Filesystem types available for optical media range from ISO standard technologies like UDF to proprietary formats.


File tracking
Optical library management software will often track the files and folders extant on a piece of optical media by means of a database. Any filesystem data pertaining to an individual media would be available in this database. For example: paths and names of files and folders, file sizes, and all of the metadata that a modern filesystem may keep.


Access control
Optical library management software makes itself available to the OS in an assortment of ways. One of these ways in a Windows environment, is by way of virtual drive letters. Essentially, the whole of an optical library can be viewed, read to and written to via a virtual filesystem while the management software handles all of the media movement and I/O requests invisibly in the background.
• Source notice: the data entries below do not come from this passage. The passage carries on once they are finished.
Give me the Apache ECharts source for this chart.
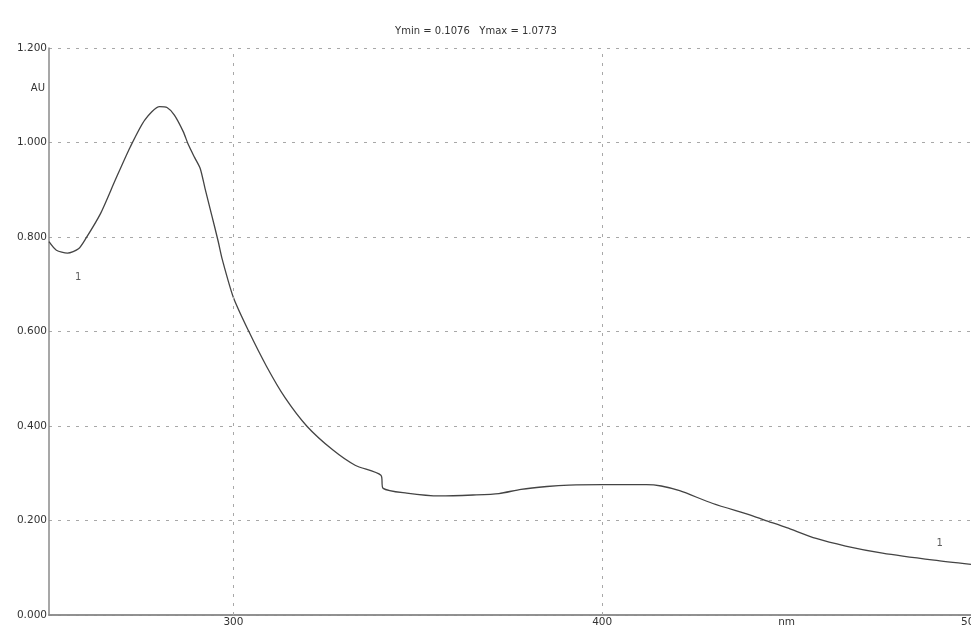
<!DOCTYPE html>
<html>
<head>
<meta charset="utf-8">
<script src="https://cdn.jsdelivr.net/npm/echarts@6/dist/echarts.min.js"></script>
<style>
html,body{margin:0;padding:0;background:#fff;}
#c{width:971px;height:630px;}
</style>
</head>
<body>
<div id="c"></div>
<script>
var wavelengths = [250, 252, 255, 258, 260, 264, 268, 272, 276, 280, 282, 284, 286.4, 287.8, 289.5, 291, 292.3, 294.1, 295.9, 297, 300, 304, 309, 314, 320, 327, 333, 340, 340.6, 347, 356, 365, 372, 378, 385, 391, 400, 412, 416, 421, 430, 440, 444, 450, 458, 466, 476, 490, 500];
var absorbance = [0.790, 0.772, 0.766, 0.775, 0.797, 0.850, 0.921, 0.990, 1.048, 1.076, 1.074, 1.058, 1.023, 0.995, 0.968, 0.945, 0.903, 0.847, 0.790, 0.752, 0.672, 0.603, 0.526, 0.460, 0.399, 0.349, 0.317, 0.296, 0.268, 0.258, 0.252, 0.254, 0.257, 0.266, 0.272, 0.275, 0.276, 0.276, 0.273, 0.263, 0.236, 0.212, 0.201, 0.185, 0.162, 0.146, 0.131, 0.116, 0.107];
var xTickLabels = {250: '', 300: '300', 350: '', 400: '400', 450: 'nm', 500: '500'};
var yTickLabels = ['0.000', '0.200', '0.400', '0.600', '0.800', '1.000', '1.200'];
var xGridLines = [300, 400];
var curveLabels = [[257.9, 0.715], [491.5, 0.152]];
var titleText = 'Ymin = 0.1076   Ymax = 1.0773';
var yUnit = 'AU';

var chart = echarts.init(document.getElementById('c'));
var font = 'DejaVu Sans, sans-serif';
chart.setOption({
  backgroundColor: '#fff',
  animation: false,
  title: {
    text: titleText, left: 471, textAlign: 'center', top: 21,
    textStyle: {fontSize: 10, fontWeight: 'normal', color: '#333', fontFamily: font}
  },
  grid: {left: 49, right: 0, top: 48, bottom: 15, containLabel: false, outerBoundsMode: 'none'},
  xAxis: [{
    type: 'value', min: 250, max: 500, interval: 50,
    axisLine: {show: true, onZero: false, lineStyle: {color: '#8a8a8a', width: 1.5}},
    axisTick: {show: false},
    splitLine: {show: false},
    axisLabel: {
      margin: 2, fontSize: 10.5, color: '#333', fontFamily: font,
      formatter: function (v) { return xTickLabels[v] !== undefined ? xTickLabels[v] : ''; }
    }
  }, {
    type: 'value', position: 'top', min: 250, max: 500,
    axisLine: {show: true, lineStyle: {color: '#8a8a8a', width: 1.5}},
    axisTick: {show: false}, axisLabel: {show: false}, splitLine: {show: false}
  }],
  yAxis: {
    type: 'value', min: 0, max: 1.2, interval: 0.2,
    axisLine: {show: true, lineStyle: {color: '#8a8a8a', width: 1.5}},
    axisTick: {show: false},
    splitLine: {show: true, lineStyle: {color: '#a8a8a8', type: [3, 6], width: 1}},
    axisLabel: {
      margin: 2, fontSize: 10.5, color: '#333', fontFamily: font,
      formatter: function (v) { return yTickLabels[Math.round(v / 0.2)]; }
    }
  },
  graphic: [{
    type: 'text', right: 971 - 45, top: 83,
    style: {text: yUnit, fill: '#333', font: '10px DejaVu Sans, sans-serif', textAlign: 'right'}
  }],
  series: [{
    type: 'line',
    data: wavelengths.map(function (w, i) { return [w, absorbance[i]]; }),
    showSymbol: false,
    smooth: 0.25,
    lineStyle: {color: '#444', width: 1.3},
    markLine: {
      silent: true, symbol: 'none', label: {show: false},
      lineStyle: {color: '#a8a8a8', type: [3, 6], width: 1},
      data: xGridLines.map(function (x) { return {xAxis: x}; })
    }
  }, {
    type: 'scatter',
    data: curveLabels,
    symbolSize: 0,
    label: {show: true, position: 'inside', formatter: '1', fontSize: 10, color: '#333', fontFamily: font}
  }]
});
</script>
</body>
</html>
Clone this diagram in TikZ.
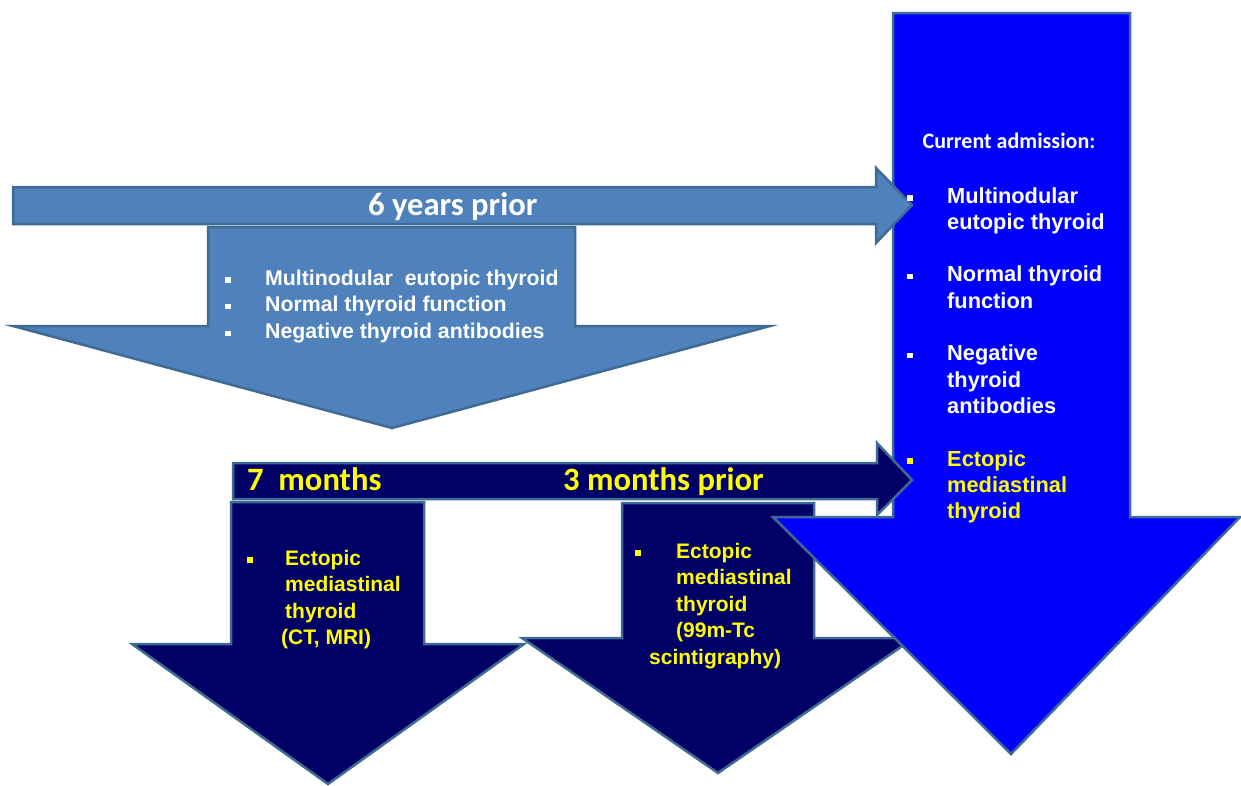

Another way that access to the optical library may be accomplished is by way of CIFS shares (more often seen with Unix-type optical library management applications).


Access time issues
Unlike tape, and similarly to HDDs, optical discs are with millisecond seek times allowing easy search and multiple users when requests are confined to a given disc. Jukeboxes work best when only a few users need to access its library at the same time.

Small jukeboxes have only one or two CD, DVD, or Blu-ray drives, so users requesting simultaneous access to files on only one or two discs can share the jukebox at the same time. If additional users want to use a different disc, they have to wait for the disc to be swapped by the robots in the jukebox and the drive to spindown/spinup. This takes from 4 to 9 seconds. Larger jukeboxes have six or more drives, so more users can simultaneously access different discs at the same time.

A more efficient option is to have an HDD or SSD cache attached to the jukebox for a higher number of simultaneous users. This way, the configuration operates in a FILO (First In Last Out) manner, so files changed are only sent back to the optical discs after they have been used. Changes may or may not be saved or versioned based on the user configuration and accessibility settings on the storage management software that runs the optical jukebox. The drives will read and write the data to the RAID / disc cache and then present it to end users. This way the read time only occurs during the initial data read process, then the data is sent to the cache.